The Intolerable Burden 2002

Highly Recommended

Distributed by First Run/Icarus Films, 32 Court St., 21st Floor, Brooklyn, NY 11201; 800-876-1710
Produced by Constance Curry
Directed by Chea Prince
VHS, color and b&, 56 min.



Sr. High - Adult
African American Studies, Education, History, Political Science

Date Entered: 11/09/2018

Reviewed by Linda Frederiksen, Washington State University, Vancouver, WA

Using archival films, still photography and interviews, this outstanding documentary examines the meaning and consequences of institutional racism in a poor, rural town in Mississippi during the past fifty years. Based on her book Silver Rights, producer Constance Curry describes the resolve and courage [that places] one family's desire for a better education into the larger context of the civil rights movement of the 1960's. The film is a powerful oral history and visual record of how racism affected one family and one town, but with patterns that can be seen throughout the entire nation.
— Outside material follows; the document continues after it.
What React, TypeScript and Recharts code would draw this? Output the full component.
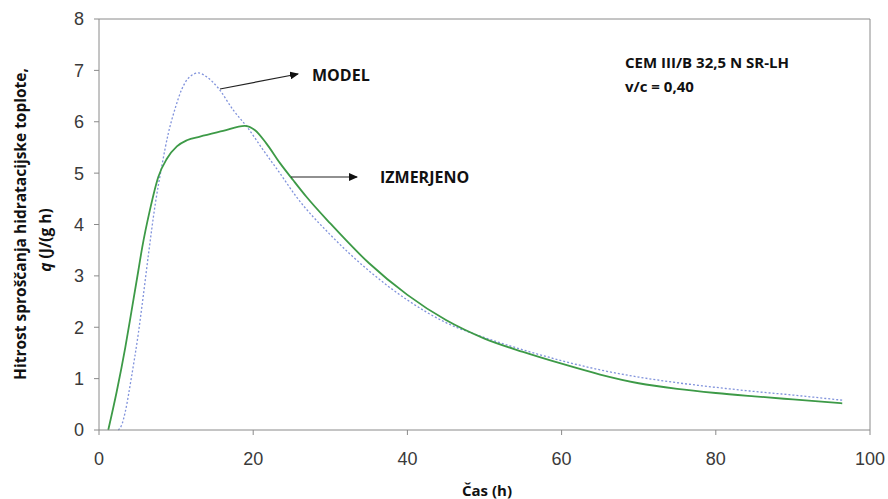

When Mae Bertha and Matthew Carter, sharecrop farmers in Drew, Mississippi, enrolled seven of their thirteen children into formerly all-white schools during the fall of 1965, it was in response to the local school board’s “freedom of choice” policy giving all families an option of selecting which school would be attended. Resistance to the Carter’s decision was both subtle and overt but when it became violent, the Carter’s filed a lawsuit claiming that the freedom of choice policy placed an intolerable burden on African American families and the Drew public schools were desegregated. The resulting “white flight” to private academies demonstrates how difficult the struggle to deal effectively with an inequitable public education system continues to be.

The film is divided into three sections—segregation, integration, and resegregation—with each part concentrating on how Drew, Mississippi and the Carter family were affected. A short epilogue briefly examines the connection between education and incarceration and how little has changed for the poor in rural America. The historical film footage and interviews provide a powerful record of the visible signs of racism, the effect on individuals and institutions, and the consequences of personal and administrative decisions on the lives of the people involved and the society as a whole. Highly recommended especially for U.S. history students.